The Court identified four non-exclusive factors: whether the theory or technique has been tested; whether it has been subjected to peer review and publication; whether there is a known or potential error rate; and whether the theory or technique has been generally accepted in the relevant scientific community.
Two Essential Expert Types in Mesothelioma Cases
Every mesothelioma case requires expert testimony on two distinct questions. The medical causation expert — typically an oncologist or pulmonologist with mesothelioma specialization — establishes that asbestos exposure caused this particular plaintiff's mesothelioma, addressing both general causation (firmly established scientifically) and specific causation (the contested terrain).
The industrial hygiene expert addresses exposure characterization: what asbestos-containing products from identified defendants were present at the plaintiff's worksites, what work activities released fibers, what fiber types and concentrations those activities generated, and whether the documented exposure was sufficient to cause mesothelioma under established dose-response models.
Daubert Challenges in Mesothelioma Litigation
Defendants routinely file Daubert motions seeking to exclude plaintiff's causation experts, challenging: whether the expert's specific causation methodology has been peer-reviewed and published; what error rates or validation data exist; whether the expert's approach is generally accepted in occupational medicine; and whether the expert has reliably applied valid methodology to the specific facts.
Specialized firms counter with experts whose methodologies have been specifically developed for mesothelioma causation, peer-reviewed in the scientific literature, and repeatedly admitted by courts across multiple jurisdictions.
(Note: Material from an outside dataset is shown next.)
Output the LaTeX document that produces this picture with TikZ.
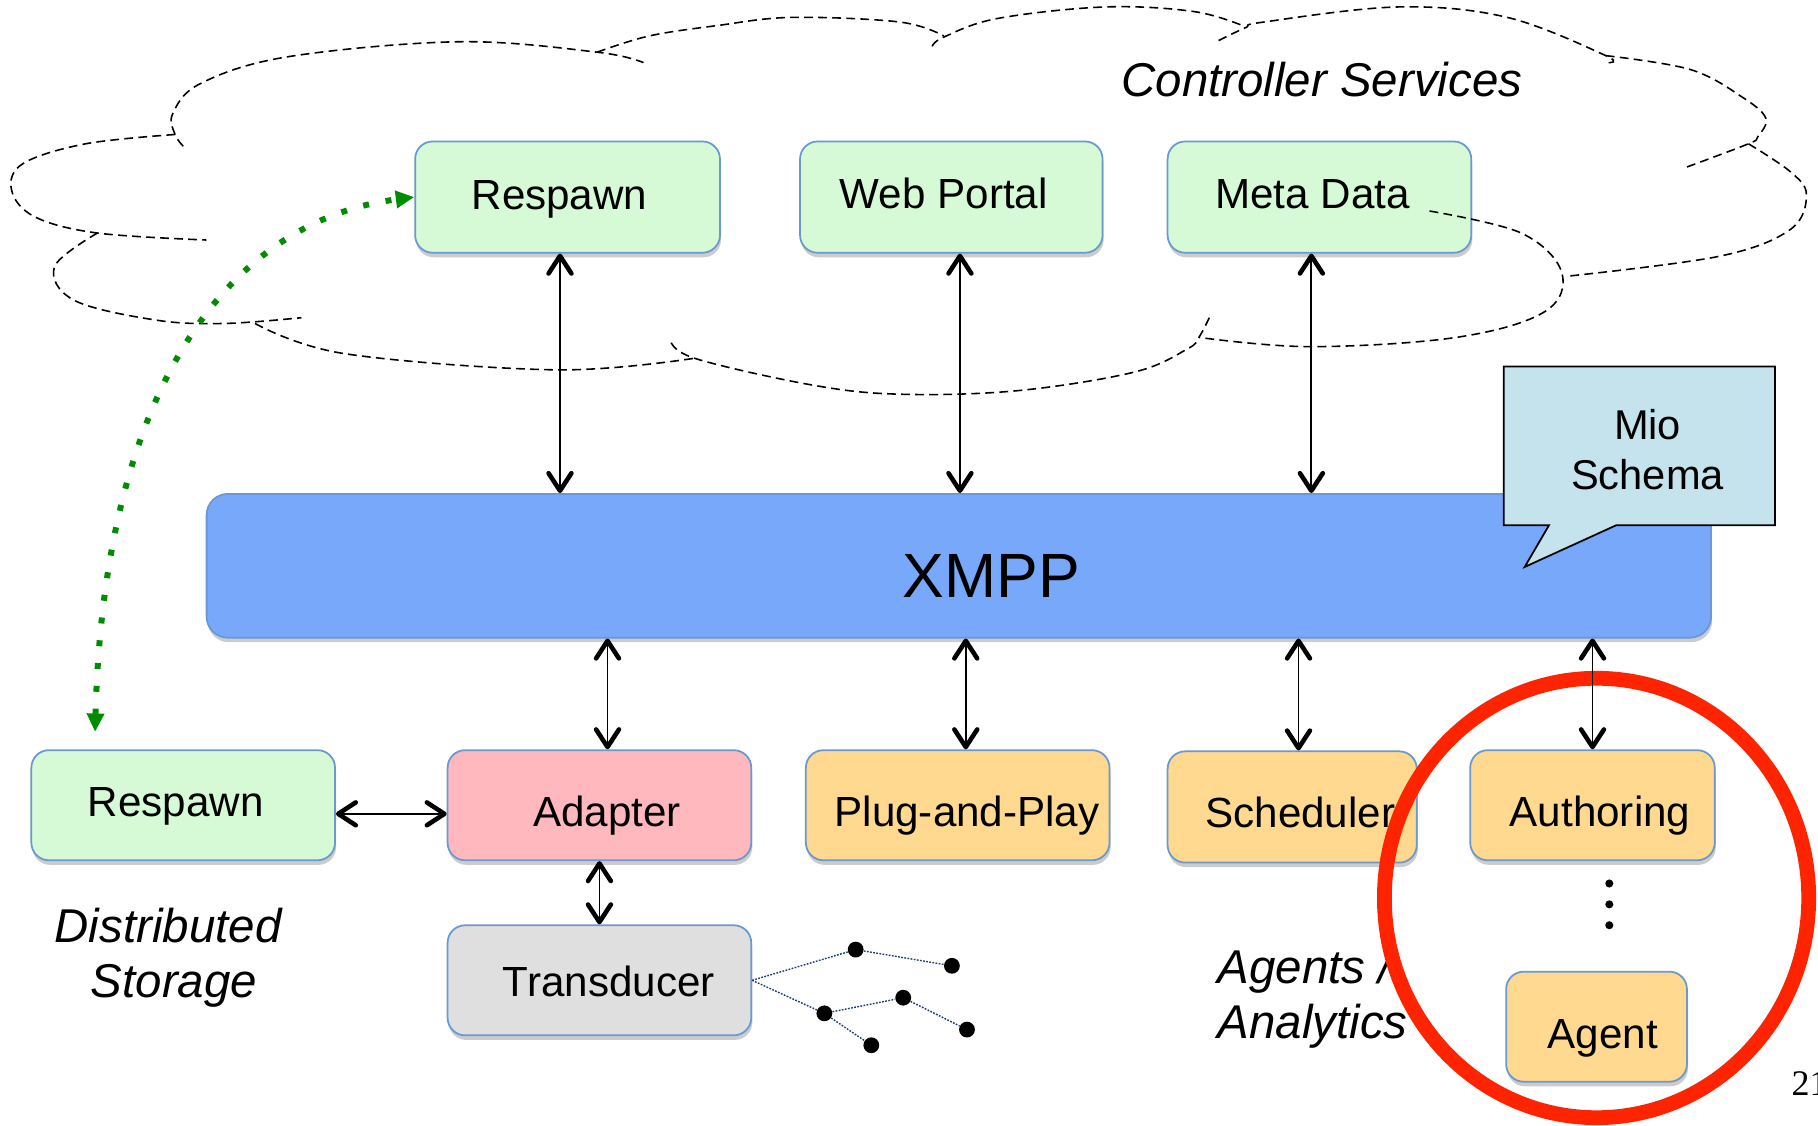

The admissibility track record of a firm's expert witnesses is a major competitive advantage — defendants settle for more when facing experts whose Daubert reliability is established beyond reasonable challenge.
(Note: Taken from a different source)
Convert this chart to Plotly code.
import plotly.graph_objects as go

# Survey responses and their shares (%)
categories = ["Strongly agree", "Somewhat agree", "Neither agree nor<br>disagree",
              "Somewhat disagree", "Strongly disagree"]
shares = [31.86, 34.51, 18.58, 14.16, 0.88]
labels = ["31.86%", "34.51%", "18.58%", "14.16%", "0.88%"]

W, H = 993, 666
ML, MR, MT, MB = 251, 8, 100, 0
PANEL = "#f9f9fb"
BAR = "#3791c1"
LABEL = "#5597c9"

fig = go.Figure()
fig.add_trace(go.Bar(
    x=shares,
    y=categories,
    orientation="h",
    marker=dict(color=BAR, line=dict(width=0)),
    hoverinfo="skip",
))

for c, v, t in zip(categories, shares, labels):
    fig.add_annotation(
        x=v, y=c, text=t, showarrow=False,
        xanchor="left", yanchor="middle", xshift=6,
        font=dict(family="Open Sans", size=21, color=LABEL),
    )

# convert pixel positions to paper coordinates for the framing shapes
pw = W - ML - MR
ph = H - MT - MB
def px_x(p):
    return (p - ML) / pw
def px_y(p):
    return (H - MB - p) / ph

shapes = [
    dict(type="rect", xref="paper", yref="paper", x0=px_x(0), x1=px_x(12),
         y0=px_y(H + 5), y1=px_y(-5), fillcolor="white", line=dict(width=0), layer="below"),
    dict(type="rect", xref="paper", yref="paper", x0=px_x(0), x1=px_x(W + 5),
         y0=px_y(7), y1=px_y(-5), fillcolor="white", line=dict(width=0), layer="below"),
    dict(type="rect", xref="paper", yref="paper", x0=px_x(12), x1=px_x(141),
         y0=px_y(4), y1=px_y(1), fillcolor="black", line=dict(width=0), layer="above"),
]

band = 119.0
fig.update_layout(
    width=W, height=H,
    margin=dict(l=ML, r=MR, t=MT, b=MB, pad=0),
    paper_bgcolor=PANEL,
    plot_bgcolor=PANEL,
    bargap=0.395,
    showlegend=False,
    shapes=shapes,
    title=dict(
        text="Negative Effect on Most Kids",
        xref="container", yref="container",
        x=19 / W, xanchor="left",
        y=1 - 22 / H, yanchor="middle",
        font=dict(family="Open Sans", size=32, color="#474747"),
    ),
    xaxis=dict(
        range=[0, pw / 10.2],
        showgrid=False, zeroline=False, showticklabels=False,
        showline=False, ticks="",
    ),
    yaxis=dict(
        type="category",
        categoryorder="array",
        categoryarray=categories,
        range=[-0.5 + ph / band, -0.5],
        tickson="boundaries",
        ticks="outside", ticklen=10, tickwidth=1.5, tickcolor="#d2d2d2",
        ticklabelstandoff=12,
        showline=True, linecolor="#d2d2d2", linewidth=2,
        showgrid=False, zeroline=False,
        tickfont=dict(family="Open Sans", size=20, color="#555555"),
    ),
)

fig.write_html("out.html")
The 'Any Exposure' Controversy
One of the most contested areas of expert testimony in mesothelioma cases is the 'any exposure' or 'single fiber' causation theory — the proposition that any exposure to asbestos, however small, can be sufficient to cause mesothelioma and that each contributing defendant is therefore liable regardless of quantitative contribution.
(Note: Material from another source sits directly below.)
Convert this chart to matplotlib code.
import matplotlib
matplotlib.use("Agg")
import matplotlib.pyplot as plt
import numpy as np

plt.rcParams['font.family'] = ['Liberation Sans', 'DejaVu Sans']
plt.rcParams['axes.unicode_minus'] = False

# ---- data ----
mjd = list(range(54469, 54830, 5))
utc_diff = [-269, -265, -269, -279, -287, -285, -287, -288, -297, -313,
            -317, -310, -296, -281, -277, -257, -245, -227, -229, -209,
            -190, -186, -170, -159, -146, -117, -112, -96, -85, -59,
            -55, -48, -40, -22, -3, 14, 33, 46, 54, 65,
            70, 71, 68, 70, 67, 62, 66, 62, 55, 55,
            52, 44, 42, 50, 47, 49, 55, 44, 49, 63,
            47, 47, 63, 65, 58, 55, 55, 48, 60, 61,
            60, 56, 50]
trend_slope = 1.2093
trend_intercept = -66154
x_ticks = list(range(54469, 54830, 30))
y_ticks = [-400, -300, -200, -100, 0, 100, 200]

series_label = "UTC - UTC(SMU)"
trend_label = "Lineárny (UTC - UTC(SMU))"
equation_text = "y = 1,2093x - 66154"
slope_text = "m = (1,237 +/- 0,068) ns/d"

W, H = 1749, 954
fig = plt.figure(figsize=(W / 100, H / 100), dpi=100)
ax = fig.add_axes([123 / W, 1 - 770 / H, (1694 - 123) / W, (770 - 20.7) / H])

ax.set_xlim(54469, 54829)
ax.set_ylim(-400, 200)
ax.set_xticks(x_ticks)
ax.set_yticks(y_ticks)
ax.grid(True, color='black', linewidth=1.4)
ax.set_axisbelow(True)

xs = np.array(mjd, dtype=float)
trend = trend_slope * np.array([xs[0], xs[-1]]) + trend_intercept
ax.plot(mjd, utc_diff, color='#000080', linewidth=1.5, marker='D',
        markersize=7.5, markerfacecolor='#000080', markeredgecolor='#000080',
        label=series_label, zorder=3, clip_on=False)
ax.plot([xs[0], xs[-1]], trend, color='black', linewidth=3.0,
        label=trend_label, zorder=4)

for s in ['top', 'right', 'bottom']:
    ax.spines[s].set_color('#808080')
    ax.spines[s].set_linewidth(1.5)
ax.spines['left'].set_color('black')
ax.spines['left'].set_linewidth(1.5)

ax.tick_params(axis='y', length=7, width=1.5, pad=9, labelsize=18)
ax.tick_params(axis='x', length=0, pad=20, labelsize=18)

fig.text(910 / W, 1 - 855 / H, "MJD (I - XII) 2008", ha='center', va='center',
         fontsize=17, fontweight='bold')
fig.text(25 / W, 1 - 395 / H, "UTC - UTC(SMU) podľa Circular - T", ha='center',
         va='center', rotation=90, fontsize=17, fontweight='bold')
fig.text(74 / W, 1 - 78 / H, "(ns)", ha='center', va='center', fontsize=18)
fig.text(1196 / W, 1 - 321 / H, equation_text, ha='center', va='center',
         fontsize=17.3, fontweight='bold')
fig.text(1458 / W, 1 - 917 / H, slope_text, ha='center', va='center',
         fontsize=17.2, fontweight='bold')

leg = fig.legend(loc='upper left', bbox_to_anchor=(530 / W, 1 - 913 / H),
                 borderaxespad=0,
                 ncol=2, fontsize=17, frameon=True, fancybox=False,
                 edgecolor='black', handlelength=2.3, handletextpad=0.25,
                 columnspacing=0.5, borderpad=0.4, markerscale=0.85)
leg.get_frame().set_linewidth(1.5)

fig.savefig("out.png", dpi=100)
Courts have divided on whether this theory satisfies Daubert's reliability requirements. Some admit it; others require more quantified evidence of each defendant's dose contribution. This doctrinal divide creates significant variation in what specific causation testimony is admissible across different jurisdictions — a key factor in forum selection strategy.
Frequently Asked Questions
The Frye standard — requiring only that an expert's methodology be 'generally accepted' — was the federal standard before Daubert. After Daubert, federal courts adopted the four-factor reliability analysis. Some states still apply Frye rather than Daubert, including California, Illinois, and several others. This creates meaningful variation in expert admissibility across jurisdictions.
General causation — that asbestos causes mesothelioma — is virtually never genuinely contested. The scientific consensus is overwhelming. Defendants focus Daubert challenges on specific causation — whether this plaintiff's exposure to this defendant's product caused their mesothelioma — not on whether asbestos causes mesothelioma generally.